SAN FRANCISCO -- Oracle Team USA completed one of the greatest comebacks in sports history with a convincing victory over Emirates Team New Zealand on Wednesday at the 34th America's Cup.
Oracle's win in a do-or-die finale on San Francisco Bay made the final score 9-8 in the longest and arguably most exciting series in America's Cup history.
The American crew had to overcome a two-race penalty and an 8-1 deficit.
"It was a fantastic race," Oracle skipper Jimmy Spithill said. "We wouldn't have had it any other way, coming from behind."
For New Zealand, the end came bitterly after nearly three weeks of wild momentum swings and the rival boats bumping and crisscrossing as if they were stock cars.
It was, as New Zealand trimmer Glenn Ashby said, "a ding-dong battle."
Wednesday’s finish added further luster to a sporting event that had begun with controversy and tough breaks.
Cup rules allow for the defending champion to select the site and the type of boat to be raced. Oracle Team USA owner Larry Ellison -- the technology billionaire -- made an unorthodox choice to defend his title on the Bay with a new type of craft.
The AC72 catamaran sails much faster than traditional monohull yachts, prompting some people to refer to the Cup as NASCAR on water.
That description seemed to fit when the boats proved dangerous. During training runs last spring, a Swedish boat capsized, killing one of a crew member.
Traditionalists grumbled even louder when Oracle was found to have added improper ballast to a smaller version of the AC72 during a series of preliminary regattas dating to 2012. An international jury handed down a two-race penalty, meaning the American boat had to win 11 races instead of nine.
The challenge seemed insurmountable because New Zealand began the regatta looking significantly faster, especially on the course’s critical upwind leg. Though Oracle won a few races, the Kiwis sprinted to an 8-1 lead on the scoreboard.
Then, facing elimination, Oracle made critical changes.

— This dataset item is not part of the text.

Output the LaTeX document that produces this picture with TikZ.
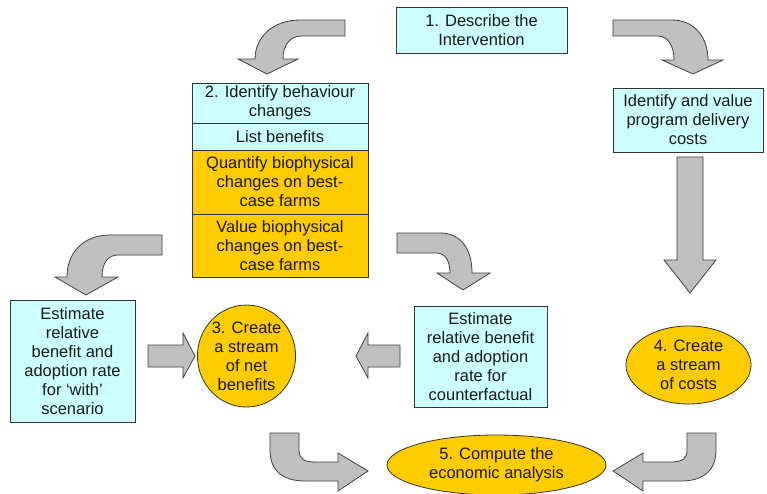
\documentclass[tikz,border=0pt]{standalone}
\usepackage{fontspec}
\setmainfont{Liberation Sans}
\usetikzlibrary{shapes.geometric}
\definecolor{lcyan}{HTML}{CCFFFF}
\definecolor{gold}{HTML}{FFCC00}
\definecolor{agray}{HTML}{C0C0C0}
\begin{document}
\begin{tikzpicture}[x=1pt,y=-1pt,
  txt/.style={font=\fontsize{16.5}{19}\selectfont, align=center, text=black!90, inner sep=0pt},
  cbox/.style={txt, draw=black!80, line width=0.8pt, fill=lcyan, rectangle},
  obox/.style={txt, draw=black!80, line width=0.8pt, fill=gold, rectangle},
  oell/.style={txt, draw=black!80, line width=0.8pt, fill=gold, ellipse},
  blk/.style={draw=black!75, line width=0.8pt, fill=agray, line join=miter}]
\useasboundingbox (0,0) rectangle (767,493);

% nodes
\node[cbox, minimum width=171pt, minimum height=46pt] (n1) at (481.5,30) {1. Describe the\\Intervention};
\node[cbox, minimum width=176pt, minimum height=40pt] (n2a) at (280,103) {2. Identify behaviour\\changes};
\node[cbox, minimum width=176pt, minimum height=27pt] (n2b) at (280,136.5) {List benefits};
\node[obox, minimum width=176pt, minimum height=64pt] (n2c) at (280,182) {Quantify biophysical\\changes on best-\\case farms};
\node[obox, minimum width=176pt, minimum height=63pt] (n2d) at (280,245.5) {Value biophysical\\changes on best-\\case farms};
\node[cbox, minimum width=150pt, minimum height=64pt] (nc) at (688,120) {Identify and value\\program delivery\\costs};
\node[cbox, minimum width=125pt, minimum height=122pt] (nw) at (72.5,361) {Estimate\\relative\\benefit and\\adoption rate\\for `with'\\scenario};
\node[cbox, minimum width=133pt, minimum height=101pt] (nf) at (480.5,356.5) {Estimate\\relative benefit\\and adoption\\rate for\\counterfactual};
\node[oell, minimum width=77pt, minimum height=102pt] (n3) at (246.5,356) {3. Create\\a stream\\of net\\benefits};
\node[oell, minimum width=125pt, minimum height=78pt] (n4) at (688.5,365) {4. Create\\a stream\\of costs};
\node[oell, minimum width=219pt, minimum height=60pt] (n5) at (496.5,465) {5. Compute the\\economic analysis};

% block arrows
\draw[blk] (345,20) -- (300,20) .. controls (272,20) and (255,38) .. (255,59) -- (238,59) -- (267,74) -- (298,59) -- (283,59) .. controls (283,45) and (290,36) .. (302,36) -- (345,36) -- cycle;
\draw[blk] (613,20) -- (672,20) .. controls (695,20) and (708,38) .. (708,60) -- (723,60) -- (693,74) -- (662,60) -- (674,60) .. controls (674,46) and (668,36) .. (658,36) -- (613,36) -- cycle;
\draw[blk] (677,157) -- (703,157) -- (703,260) -- (716,260) -- (690,293) -- (664,260) -- (677,260) -- cycle;
\draw[blk] (162,235) -- (110,235) .. controls (84,235) and (67,252) .. (67,277) -- (55,277) -- (86,295) -- (118,277) -- (102,277) .. controls (102,263) and (108,255) .. (118,255) -- (162,255) -- cycle;
\draw[blk] (397,233) -- (440,233) .. controls (460,233) and (472,248) .. (472,273) -- (490,273) -- (463,290) -- (437,273) -- (450,273) .. controls (450,262) and (446,253) .. (436,253) -- (397,253) -- cycle;
\draw[blk] (148,345) -- (183,345) -- (183,333) -- (195,356) -- (183,378) -- (183,367) -- (148,367) -- cycle;
\draw[blk] (400,345) -- (368,345) -- (368,333) -- (356,356) -- (368,378) -- (368,367) -- (400,367) -- cycle;
\draw[blk] (270,433) -- (299,433) -- (299,450) .. controls (299,458) and (303,462) .. (315,462) -- (338,462) -- (338,453) -- (368,471) -- (338,491) -- (338,481) -- (305,481) .. controls (282,481) and (270,470) .. (270,450) -- cycle;
\draw[blk] (716,433) -- (687,433) -- (687,450) .. controls (687,458) and (683,462) .. (671,462) -- (643,462) -- (643,453) -- (613,471) -- (643,491) -- (643,481) -- (681,481) .. controls (704,481) and (716,470) .. (716,450) -- cycle;
\end{tikzpicture}
\end{document}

The shore crew came up with technical adjustments -- no one is saying exactly what -- to increase speed and management decided to switch tacticians, bringing in the British sailor Ben Ainslie, winner of sailing gold medals in the last four Olympic Games.
The American boat started winning and never looked back.
The difference was stark on Wednesday as Oracle survived an early bobble. After falling behind, Team USA made up the difference on that upwind leg that had once been so frustrating.
A crowd gathered on shore to cheer as the defending champions crossed the finish line 44 seconds ahead of the challenger.